-- Requirements --
The listing below begins with the first line you should copy; stop after the line containing "dates = pd.date_range('1994-08-01', periods=181, freq='2MS')", and drop every picture.

** start **

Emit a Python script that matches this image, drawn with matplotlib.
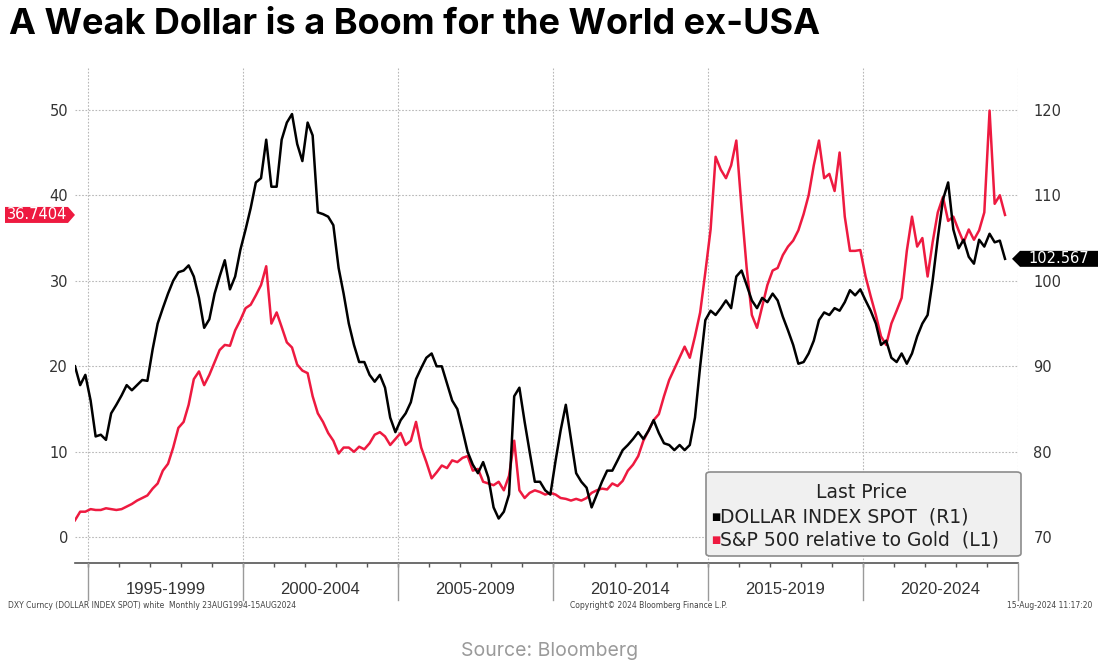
import numpy as np
import pandas as pd
import matplotlib
matplotlib.use('Agg')
import matplotlib.pyplot as plt
from matplotlib.patches import FancyBboxPatch, Polygon

W, H = 1100, 666

# bi-monthly readings, Aug 1994 .. Aug 2024
dates = pd.date_range('1994-08-01', periods=181, freq='2MS')

dxy = [90, 87.8, 89, 86, 81.8, 82, 81.4, 84.5, 85.5, 86.6,
       87.8, 87.2, 87.8, 88.4, 88.3, 92, 95, 96.8, 98.5, 100,
       101, 101.2, 101.8, 100.5, 98, 94.5, 95.5, 98.5, 100.5, 102.4,
       99, 100.5, 103.6, 106, 108.5, 111.5, 112, 116.5, 111, 111,
       116.5, 118.5, 119.5, 116, 114, 118.5, 117, 108, 107.8, 107.5,
       106.5, 101.5, 98.5, 95, 92.5, 90.5, 90.5, 89, 88.2, 89,
       87.5, 84, 82.3, 83.7, 84.5, 85.8, 88.5, 89.8, 91, 91.5,
       90, 90, 88, 86, 85, 82.5, 80, 78.5, 77.5, 78.8,
       77, 73.5, 72.2, 73, 75, 86.5, 87.5, 83.5, 80, 76.5,
       76.5, 75.5, 75, 79, 82.5, 85.5, 81.5, 77.5, 76.5, 75.8,
       73.5, 75, 76.5, 77.8, 77.8, 79, 80.2, 80.8, 81.5, 82.3,
       81.5, 82.5, 83.7, 82.2, 81, 80.8, 80.2, 80.8, 80.2, 80.8,
       84, 90, 95.4, 96.5, 96, 96.8, 97.7, 96.8, 100.5, 101.2,
       99.5, 97.7, 96.8, 98, 97.5, 98.5, 97.7, 95.8, 94.2, 92.5,
       90.3, 90.5, 91.5, 93, 95.4, 96.3, 96, 96.8, 96.5, 97.5,
       98.9, 98.3, 99, 97.7, 96.5, 95, 92.5, 93, 91, 90.5,
       91.5, 90.3, 91.5, 93.5, 95, 96, 100, 105, 109.5, 111.5,
       106, 103.8, 104.8, 102.8, 102, 104.8, 104, 105.5, 104.5, 104.7,
       102.567]

spx_gold = [2.0, 3.0, 3.0, 3.3, 3.2, 3.2, 3.4, 3.3, 3.2, 3.3,
            3.6, 3.9, 4.3, 4.6, 4.9, 5.7, 6.3, 7.8, 8.6, 10.5,
            12.8, 13.5, 15.5, 18.5, 19.4, 17.8, 19, 20.5, 21.9, 22.5,
            22.4, 24.2, 25.4, 26.8, 27.2, 28.3, 29.5, 31.7, 25, 26.3,
            24.6, 22.8, 22.2, 20.2, 19.5, 19.2, 16.5, 14.5, 13.5, 12.2,
            11.3, 9.8, 10.5, 10.5, 10, 10.6, 10.3, 11, 12, 12.3,
            11.8, 10.8, 11.5, 12.2, 10.8, 11.3, 13.5, 10.5, 8.8, 6.9,
            7.6, 8.4, 8.1, 9, 8.8, 9.3, 9.5, 7.8, 8, 6.5,
            6.3, 6.1, 6.5, 5.5, 7.2, 11.3, 5.5, 4.6, 5.2, 5.5,
            5.3, 5, 5.2, 5.0, 4.6, 4.5, 4.3, 4.5, 4.3, 4.6,
            5.2, 5.5, 5.7, 5.6, 6.3, 6.0, 6.6, 7.8, 8.5, 9.5,
            11.3, 12.5, 13.7, 14.4, 16.5, 18.4, 19.7, 21, 22.3, 21,
            23.5, 26.3, 31, 36, 44.5, 43, 42, 43.5, 46.4, 38.5,
            31.5, 26, 24.5, 27, 29.5, 31.2, 31.5, 33, 34, 34.7,
            35.9, 37.8, 40, 43.5, 46.4, 42, 42.5, 40.5, 45, 37.5,
            33.5, 33.5, 33.6, 30.5, 28.2, 26, 23.5, 22.5, 25, 26.5,
            28, 33.5, 37.5, 34, 35, 30.5, 34.5, 38, 39.8, 37,
            37.5, 35.9, 34.5, 36, 34.8, 35.9, 38, 49.9, 39, 40,
            37.7]

left_ticks = [0, 10, 20, 30, 40, 50]
right_ticks = [70, 80, 90, 100, 110, 120]
period_edges = [1995, 2000, 2005, 2010, 2015, 2020, 2025]
period_labels = ['1995-1999', '2000-2004', '2005-2009', '2010-2014',
                 '2015-2019', '2020-2024']

RED = '#ee1a40'
GRID = '#b8b8b8'
TXT = '#333333'


def px(x, y):
    # pixel (from top-left) -> figure fraction
    return x / W, 1 - y / H


fig = plt.figure(figsize=(W / 100, H / 100), dpi=100)
ax = fig.add_axes([75 / W, 1 - 563 / H, (1018 - 75) / W, (563 - 67) / H])
ax2 = ax.twinx()

edge_dates = [pd.Timestamp(f'{y}-01-01') for y in period_edges]
ax.set_xlim(dates[0], edge_dates[-1])
ax.set_ylim(-3, 55)
ax2.set_ylim(67, 125)

ax.plot(dates, spx_gold, color=RED, lw=1.8, zorder=3)
ax2.plot(dates, dxy, color='black', lw=1.8, zorder=3)

for a in (ax, ax2):
    for s in ('top', 'left', 'right'):
        a.spines[s].set_visible(False)
ax2.spines['bottom'].set_visible(False)
ax.spines['bottom'].set_color('#555555')
ax.spines['bottom'].set_linewidth(1.2)

ax.set_yticks(left_ticks)
ax2.set_yticks(right_ticks)
ax.tick_params(axis='y', length=0, pad=5, labelsize=10.5, labelcolor=TXT)
ax2.tick_params(axis='y', length=0, pad=11, labelsize=10.5, labelcolor=TXT)
for v in left_ticks:
    ax.axhline(v, color=GRID, lw=0.8, ls=(0, (1.5, 1.5)), zorder=1)
for d in edge_dates:
    ax.axvline(d, color=GRID, lw=0.8, ls=(0, (1.5, 1.5)), zorder=1)

year_ticks = [pd.Timestamp(f'{y}-01-01') for y in range(1995, 2025)]
ax.set_xticks(year_ticks)
ax.set_xticklabels([])
ax.tick_params(axis='x', length=3, width=1, color='#555555', direction='out')

# period separators and labels under the axis
for d in edge_dates:
    xf = ax.transData.transform((matplotlib.dates.date2num(d), 0))[0] / W
    fig.add_artist(plt.Line2D([xf, xf], [1 - 563 / H, 1 - 600 / H],
                              transform=fig.transFigure, color='#9a9a9a', lw=1))
for i, lab in enumerate(period_labels):
    a = matplotlib.dates.date2num(edge_dates[i])
    b = matplotlib.dates.date2num(edge_dates[i + 1])
    ax.text((a + b) / 2, 1 - 589 / H, lab,
            transform=matplotlib.transforms.blended_transform_factory(ax.transData, fig.transFigure),
            ha='center', va='center', fontsize=12, color=TXT,
            family='Liberation Sans')

# last-value tags
fig.canvas.draw()
yr = ax.transData.transform((0, spx_gold[-1]))[1]
yb = ax2.transData.transform((0, dxy[-1]))[1]
h = 8
red_tag = Polygon([(5, yr - h), (68, yr - h), (75, yr), (68, yr + h), (5, yr + h)],
                  closed=True, transform=None, facecolor=RED, edgecolor='none')
fig.add_artist(red_tag)
fig.text(37 / W, yr / H, '36.7404', color='white', fontsize=10.5,
         ha='center', va='center')
blk_tag = Polygon([(1012, yb), (1020, yb - h), (1098, yb - h), (1098, yb + h), (1020, yb + h)],
                  closed=True, transform=None, facecolor='black', edgecolor='none')
fig.add_artist(blk_tag)
fig.text(1059 / W, yb / H, '102.567', color='white', fontsize=10.5,
         ha='center', va='center')

# legend box
x0, y0 = px(706, 556)
x1, y1 = px(1021, 472)
box = FancyBboxPatch((x0, y0), x1 - x0, y1 - y0, boxstyle='round,pad=0,rounding_size=0.004',
                     transform=fig.transFigure, facecolor='#f0f0f0', edgecolor='#8c8c8c',
                     lw=1.2, zorder=5)
fig.add_artist(box)
fig.text(*px(862, 493), 'Last Price', ha='center', va='center', fontsize=13.5,
         color='#222222', zorder=6)
fig.text(*px(711, 517), '■', ha='left', va='center', fontsize=7, color='black', zorder=6)
fig.text(*px(720, 517), 'DOLLAR INDEX SPOT  (R1)', ha='left', va='center',
         fontsize=13.5, color='#222222', zorder=6)
fig.text(*px(711, 540), '■', ha='left', va='center', fontsize=7, color=RED, zorder=6)
fig.text(*px(720, 540), 'S&P 500 relative to Gold  (L1)', ha='left', va='center',
         fontsize=13.5, color='#222222', zorder=6)

# title, footer, source
fig.text(*px(9, 25), 'A Weak Dollar is a Boom for the World ex-USA', ha='left',
         va='center', fontsize=26, fontweight='bold', family='Inter', color='black')
fig.text(*px(8, 606), 'DXY Curncy (DOLLAR INDEX SPOT) white  Monthly 23AUG1994-15AUG2024',
         ha='left', va='center', fontsize=5.5, color='#444444')
fig.text(*px(570, 606), 'Copyright© 2024 Bloomberg Finance L.P.', ha='left',
         va='center', fontsize=5.5, color='#444444')
fig.text(*px(1092, 606), '15-Aug-2024 11:17:20', ha='right', va='center',
         fontsize=5.5, color='#444444')
fig.text(*px(550, 651), 'Source: Bloomberg', ha='center', va='center',
         fontsize=14, family='Inter', color='#9a9a9a')

fig.savefig('out.png', dpi=100)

** end **

-- Result of this exercise --
Emit a Python script that matches this image, drawn with matplotlib.
import numpy as np
import pandas as pd
import matplotlib
matplotlib.use('Agg')
import matplotlib.pyplot as plt
from matplotlib.patches import FancyBboxPatch, Polygon

W, H = 1100, 666

# bi-monthly readings, Aug 1994 .. Aug 2024
dates = pd.date_range('1994-08-01', periods=181, freq='2MS')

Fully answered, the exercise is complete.